Pour ceux qui gravissent les échelons de manière plus classique, on remarque que ce ne sont pas nécessairement les "premiers de la classe“ qui sont promus, mais ceux qui savent le mieux développer leur réseau et s'en servir au moment opportun - et ceux qui de façon générale, ont appris à "se vendre" mais sont aussi capables de rebondir en cas d'échec et d'apprendre de leurs erreurs (en résumé, de se montrer résilients).
S'il faut donner quelques pistes pour les adolescents d'aujourd'hui et leurs parents, voici une petite liste non exhaustive mais pratique, de ce que l'on peut faire en attendant de "trouver sa voie" et qui s'applique aussi bien aux personnalités plus artistiques qu'à ceux qui sauront s'épanouir en classe prépa:
- Cultiver sa curiosité : avoir plusieurs centres d'intérêt ou une passion en particulier même très jeune, et qui n'a rien à voir avec l'école, contribue à développer ce sens du fameux "équilibre vie perso / vie professionnelle" - tout en permettant de rencontrer des personnes d'autres horizons qui contribueront directement ou indirectement à donner des idées sur ce à quoi pourrait ressembler (ou pas) l'avenir professionnel de nos lycéens.
- Savoir établir et entretenir des relations durables : on parle souvent des "soft skills" en entreprise, que je traduis en général par compétences interpersonnelles telles que la communication ou la gestion des conflits. Autant de savoir-être que l'on acquiert lors des temps et activités extra-scolaires qu'il faut (absolument) valoriser et faire perdurer, même lorsque les examens approchent et que l'on serait tenté de s'enfermer dans sa chambre pour réviser non-stop.
- La prise de parole : combien de personnes brillantes se retrouvent tétanisées lorsqu'il faut prendre la parole ? Pourtant, que l'on soit entrepreneur, artiste, médecin ou jeune cadre, savoir exprimer ses idées de manière claire et assurée permet d'avancer mieux et plus vite. Aussi, ne manquez pas une occasion de pratiquer : que ce soit à l'école lors des exposés et des activités extra-scolaires (encore elles !), ou lors d'événements familiaux (une poésie à Noël pour les plus jeunes, un petit discours pour l'anniversaire du papi etc): soyez volontaires et ne manquez pas une occasion de vous exercer. On ne devient un bon orateur qu'en pratiquant, et il n'y pas de raison d'attendre d'avoir atteint l'âge adulte !

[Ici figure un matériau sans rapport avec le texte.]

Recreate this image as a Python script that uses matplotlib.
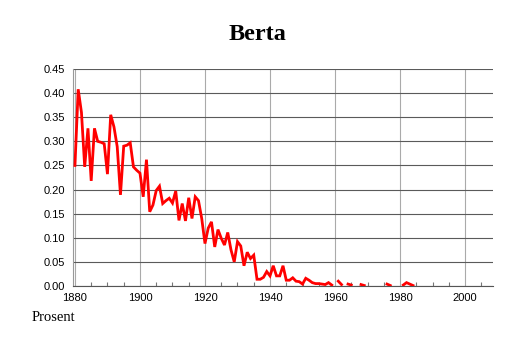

- L'apprentissage et la pratique des langues : c'est une lapalissade, mais maîtriser l'anglais est devenu une base et beaucoup d'offres d'emploi précisent "d'autres langues européennes seraient appréciées" - de façon générale, être polyglotte ouvre des portes souvent inattendues. Pour cela, au-delà des plus ou moins bonnes notes que l'on peut obtenir, prendre plaisir à pratiquer une langue et la considérer comme un outil de communication davantage qu'une matière scolaire est encore plus fondamental : peu importe que la grammaire ou la prononciation soient correctes. Ici, stages de sport en Angleterre, échanges scolaires, année au pair après le bac etc., toute occasionest bonne à saisir. En tant qu'Alsacienne vivant à présent en Allemagne je ne peux que bien sûr qu'encourager un apprentissage de la langue de Goethe qui malheureusement se perd. Pourtant, Dieu sait que j'ai maudit ma maman de me forcer à prendre l'allemand en LV 1 … mais que je l'ai bénie quand je me suis retrouvée à devoir faire l'école à la maison pour mon aînée en pleine pandémie (photo à l'appui ci-contre)!
Voilà un résumé de ce qui après plus de 10 ans passés à travailler autour
des problématiques de la gestion de carrière, permet selon moi de réussir à
s'épanouir professionnellement dans la durée, au fur et à mesure de nos
orientations et réorientations professionnelles.